Unfortunately, the Met’s public relations performance after such a tragedy was lamentable in its clumsiness. From Sir Ian Blair’s bullish statements in the immediate aftermath, to the briefings from inside the Met about Mr de Menezes’s background and allegedly suspicious behaviour, to the apparent doctoring of the surveillance log, we have seen a series of fudges and contortions and distortions that reflect very poorly indeed upon Scotland Yard. The Met Commissioner’s later recounting of the moment that his officers told him they had shot the wrong man, with the words, “Houston, we have a problem”, was crassly insensitive. This case has been all the more easily politicised by the activists who have no real interest in Mr de Menezes and his family other than as fodder for their various broader causes.
The decision to bring a health and safety prosecution means that the report by the Independent Police Complaints Commission (IPCC), which is said to criticise strongly the surveillance operation and control room staff, will remain unpublished for even longer. That report was passed to the CPS in January. The case is unlikely to be heard for several months at least. Almost a year after the shooting, the evidence gathered by the IPCC is still under wraps. No one has been disciplined and no one has resigned. The longer that the affair drifts, the more the authorities stretch the public’s incredulity.
The Health and Safety at Work Act requires the Met to ensure that its operations do not put the public at risk. If it is found to have been negligent in this regard, it can be fined. Yet what meaning does a fine have to a body that is funded by the taxpayer? Where is the accountability?
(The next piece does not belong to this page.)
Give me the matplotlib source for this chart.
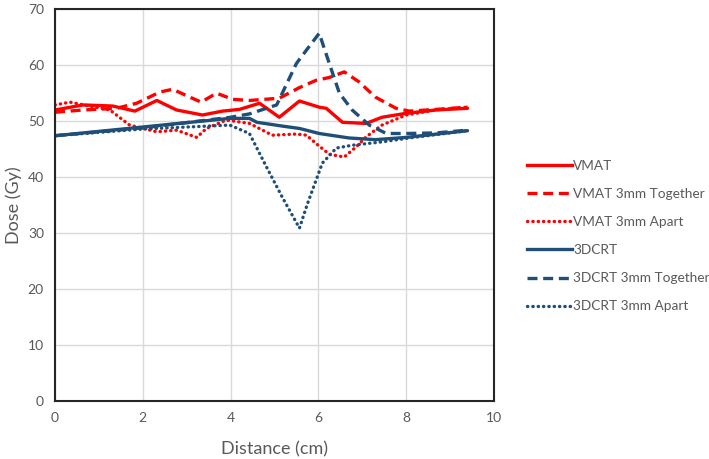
import matplotlib.pyplot as plt
from matplotlib.lines import Line2D

plt.rcParams['font.family'] = ['Lato', 'DejaVu Sans']

# distance (cm) and dose (Gy)
vmat_x = [0, 0.64, 1.32, 1.82, 2.32, 2.77, 3.36, 3.82, 4.2, 4.66, 5.11, 5.57, 6.02, 6.18, 6.55, 7.09, 7.45, 8.0, 8.68, 9.4]
vmat_y = [52.0, 52.9, 52.7, 51.8, 53.7, 52.0, 51.1, 51.8, 52.1, 53.2, 50.7, 53.6, 52.5, 52.3, 49.8, 49.6, 50.7, 51.4, 52.0, 52.3]

vmat_tog_x = [0, 0.64, 1.4, 1.86, 2.39, 2.68, 3.07, 3.33, 3.68, 4.05, 4.43, 5.11, 5.57, 5.95, 6.25, 6.59, 6.93, 7.3, 7.77, 8.07, 8.68, 9.4]
vmat_tog_y = [51.6, 52.0, 52.3, 53.2, 55.2, 55.7, 54.3, 53.4, 55.0, 53.9, 53.7, 54.1, 56.0, 57.3, 57.8, 58.8, 57.0, 54.3, 52.3, 51.8, 52.1, 52.5]

vmat_apart_x = [0, 0.34, 1.25, 1.4, 1.7, 2.32, 2.77, 3.23, 3.45, 3.9, 4.43, 4.95, 5.5, 5.73, 5.95, 6.25, 6.59, 6.86, 7.09, 7.45, 8.0, 8.68, 9.4]
vmat_apart_y = [52.9, 53.4, 52.0, 51.1, 49.3, 48.1, 48.4, 47.1, 48.7, 50.2, 49.6, 47.5, 47.7, 47.5, 46.0, 44.1, 43.6, 45.4, 47.2, 49.3, 51.1, 52.0, 52.5]

crt_x = [0, 3.98, 4.43, 4.6, 5.2, 5.57, 6.02, 6.7, 7.3, 8.0, 9.4]
crt_y = [47.4, 50.5, 50.5, 49.8, 49.1, 48.7, 47.8, 47.0, 46.7, 47.1, 48.3]

crt_tog_x = [0, 2.0, 4.0, 4.43, 5.05, 5.5, 5.73, 6.02, 6.25, 6.48, 6.77, 7.16, 7.55, 8.0, 8.68, 9.4]
crt_tog_y = [47.4, 48.8, 50.7, 51.3, 52.9, 60.3, 62.7, 65.7, 60.3, 55.0, 52.0, 49.3, 47.8, 47.8, 47.9, 48.4]

crt_apart_x = [0, 2.0, 3.98, 4.43, 4.82, 5.18, 5.57, 5.75, 5.95, 6.09, 6.41, 6.77, 7.45, 8.07, 9.4]
crt_apart_y = [47.4, 48.6, 49.3, 47.8, 41.8, 36.4, 30.9, 35.2, 39.5, 42.5, 45.2, 45.7, 46.3, 47.0, 48.3]

red = '#ff0000'
blue = '#1f4e79'
grey = '#595959'

lw = 2.4
dash = (0, (3.0, 1.7))
dot = (0, (0.1, 1.5))

fig = plt.figure(figsize=(7.09, 4.59), dpi=100)
ax = fig.add_axes([0.0776, 0.126, 0.619, 0.854])

ax.plot(vmat_x, vmat_y, color=red, lw=lw, solid_capstyle='round')
ax.plot(vmat_tog_x, vmat_tog_y, color=red, lw=lw, linestyle=dash)
ax.plot(vmat_apart_x, vmat_apart_y, color=red, lw=lw, linestyle=dot, dash_capstyle='round')
ax.plot(crt_x, crt_y, color=blue, lw=lw, solid_capstyle='round')
ax.plot(crt_tog_x, crt_tog_y, color=blue, lw=lw, linestyle=dash)
ax.plot(crt_apart_x, crt_apart_y, color=blue, lw=lw, linestyle=dot, dash_capstyle='round')

ax.set_xlim(0, 10)
ax.set_ylim(0, 70)
ax.set_xticks(range(0, 11, 2))
ax.set_yticks(range(0, 71, 10))
ax.grid(True, color='#d9d9d9', lw=1)
ax.set_axisbelow(True)
for s in ax.spines.values():
    s.set_color('#262626')
    s.set_linewidth(1.5)
ax.tick_params(length=0, labelsize=10, colors=grey, pad=8)
ax.set_xlabel('Distance (cm)', fontsize=13, color=grey, labelpad=12)
ax.set_ylabel('Dose (Gy)', fontsize=13, color=grey, labelpad=4)

# legend on the right
labels = ['VMAT', 'VMAT 3mm Together', 'VMAT 3mm Apart', '3DCRT', '3DCRT 3mm Together', '3DCRT 3mm Apart']
colors = [red, red, red, blue, blue, blue]
styles = ['-', dash, dot, '-', dash, dot]
handles = [Line2D([], [], color=c, lw=lw, linestyle=s, dash_capstyle='round' if s == dot else 'butt')
           for c, s in zip(colors, styles)]
leg = fig.legend(handles, labels, loc='upper left', bbox_to_anchor=(0.726, 0.678), frameon=False,
                 fontsize=9.8, labelcolor=grey, handlelength=3.3, handletextpad=0.1, labelspacing=1.18)

fig.savefig('out.png', dpi=100)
Sir Ian will no doubt be relieved at the lawyers’ inability to frame charges of criminal negligence. He should feel, nevertheless, a huge moral weight on his shoulders. There remain very real questions about the conduct of senior police officers in this affair. A fine will not wash on its own, nor will more apologies. The police must be held accountable for their actions. Every day that passes with more confusing twists in this saga, and more delays in reaching an honourable conclusion, only causes more damage.